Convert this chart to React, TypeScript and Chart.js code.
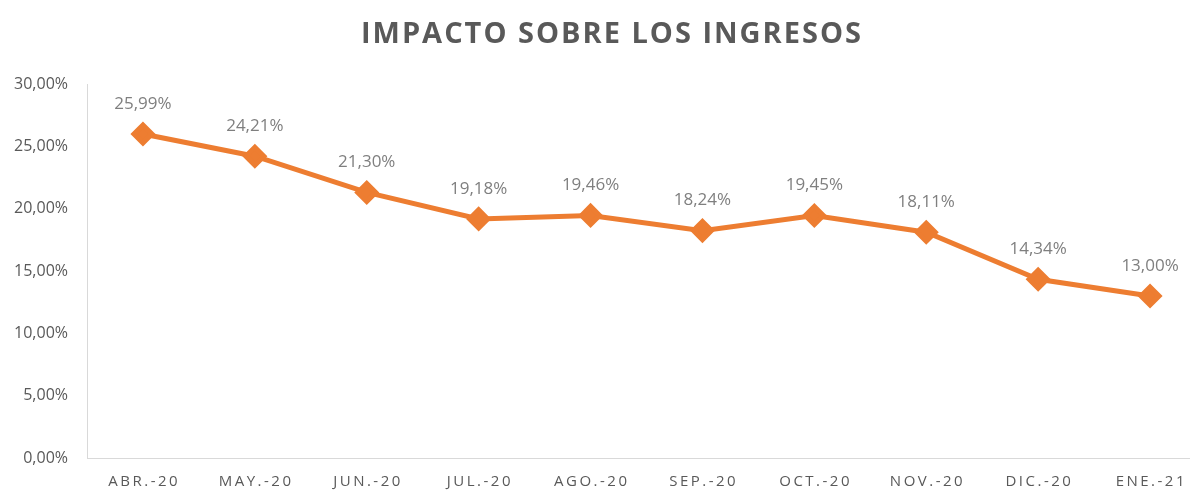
import React, { useEffect, useRef } from "react";
import { Chart, registerables } from "chart.js";

Chart.register(...registerables);

const TITLE = "IMPACTO SOBRE LOS INGRESOS";
const categories = ["ABR.-20", "MAY.-20", "JUN.-20", "JUL.-20", "AGO.-20", "SEP.-20", "OCT.-20", "NOV.-20", "DIC.-20", "ENE.-21"];
const values = [25.99, 24.21, 21.3, 19.18, 19.46, 18.24, 19.45, 18.11, 14.34, 13.0];
const yMin = 0;
const yMax = 30;
const yStep = 5;

const fmt = (v: number) => v.toFixed(2).replace(".", ",") + "%";

const titlePlugin = {
  id: "customTitle",
  afterDraw(chart: any) {
    const ctx = chart.ctx;
    ctx.save();
    ctx.font = "bold 29px 'Open Sans'";
    ctx.fillStyle = "#595959";
    (ctx as any).letterSpacing = "2px";
    ctx.textAlign = "center";
    ctx.textBaseline = "middle";
    ctx.fillText(TITLE, 612, 35);
    ctx.restore();
  },
};

const labelPlugin = {
  id: "dataLabels",
  afterDatasetsDraw(chart: any) {
    const ctx = chart.ctx;
    const meta = chart.getDatasetMeta(0);
    ctx.save();
    ctx.font = "17px 'Open Sans'";
    ctx.fillStyle = "#7f7f7f";
    ctx.textAlign = "center";
    ctx.textBaseline = "middle";
    meta.data.forEach((pt: any, i: number) => {
      ctx.fillText(fmt(values[i]), pt.x, pt.y - 30);
    });
    ctx.restore();
  },
};

export default function App() {
  const ref = useRef<HTMLCanvasElement>(null);
  useEffect(() => {
    if (!ref.current) return;
    const chart = new Chart(ref.current, {
      type: "line",
      data: {
        labels: categories,
        datasets: [
          {
            data: values,
            borderColor: "#ED7D31",
            backgroundColor: "#ED7D31",
            borderWidth: 5,
            pointStyle: "rectRot",
            pointRadius: 9,
            pointHoverRadius: 9,
            tension: 0,
          },
        ],
      },
      options: {
        responsive: false,
        animation: false,
        layout: { padding: { top: 84, right: 0, left: 0, bottom: 0 } },
        plugins: { legend: { display: false }, title: { display: false }, tooltip: { enabled: false } },
        scales: {
          x: {
            offset: true,
            grid: { display: false, drawTicks: false },
            border: { display: true, color: "#d9d9d9", width: 1 },
            ticks: {
              padding: 15,
              color: "#595959",
              font: { family: "'Open Sans'", size: 15 },
              maxRotation: 0,
              autoSkip: false,
              callback: (_v: any, i: number) => categories[i].split("").join("\u2009"),
            },
            afterFit: (s: any) => {
              s.height = 33;
            },
          },
          y: {
            min: yMin,
            max: yMax,
            grid: { display: false, drawTicks: false },
            border: { display: true, color: "#d9d9d9", width: 1 },
            ticks: {
              stepSize: yStep,
              padding: 19,
              color: "#595959",
              font: { family: "'Open Sans'", size: 16 },
              callback: (v: any) => fmt(Number(v)),
            },
            afterFit: (s: any) => {
              s.width = 87;
            },
          },
        },
      },
      plugins: [titlePlugin, labelPlugin],
    });
    return () => chart.destroy();
  }, []);
  return (
    <div style={{ position: "fixed", left: 0, top: 0, width: 1190, height: 491, overflow: "hidden", background: "#fff" }}>
      <div style={{ width: 1220, height: 491 }}>
        <canvas ref={ref} width={1220} height={491} style={{ display: "block", width: 1220, height: 491 }} />
      </div>
    </div>
  );
}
- - -
* **SET TASK**
Starting at the top of the listing above, please restate word for word each line up to and including the one that holds "const fmt = (v: number)", omitting every image.

* **THE ANSWER**
Convert this chart to React, TypeScript and Chart.js code.
import React, { useEffect, useRef } from "react";
import { Chart, registerables } from "chart.js";

Chart.register(...registerables);

const TITLE = "IMPACTO SOBRE LOS INGRESOS";
const categories = ["ABR.-20", "MAY.-20", "JUN.-20", "JUL.-20", "AGO.-20", "SEP.-20", "OCT.-20", "NOV.-20", "DIC.-20", "ENE.-21"];
const values = [25.99, 24.21, 21.3, 19.18, 19.46, 18.24, 19.45, 18.11, 14.34, 13.0];
const yMin = 0;
const yMax = 30;
const yStep = 5;

const fmt = (v: number) => v.toFixed(2).replace(".", ",") + "%";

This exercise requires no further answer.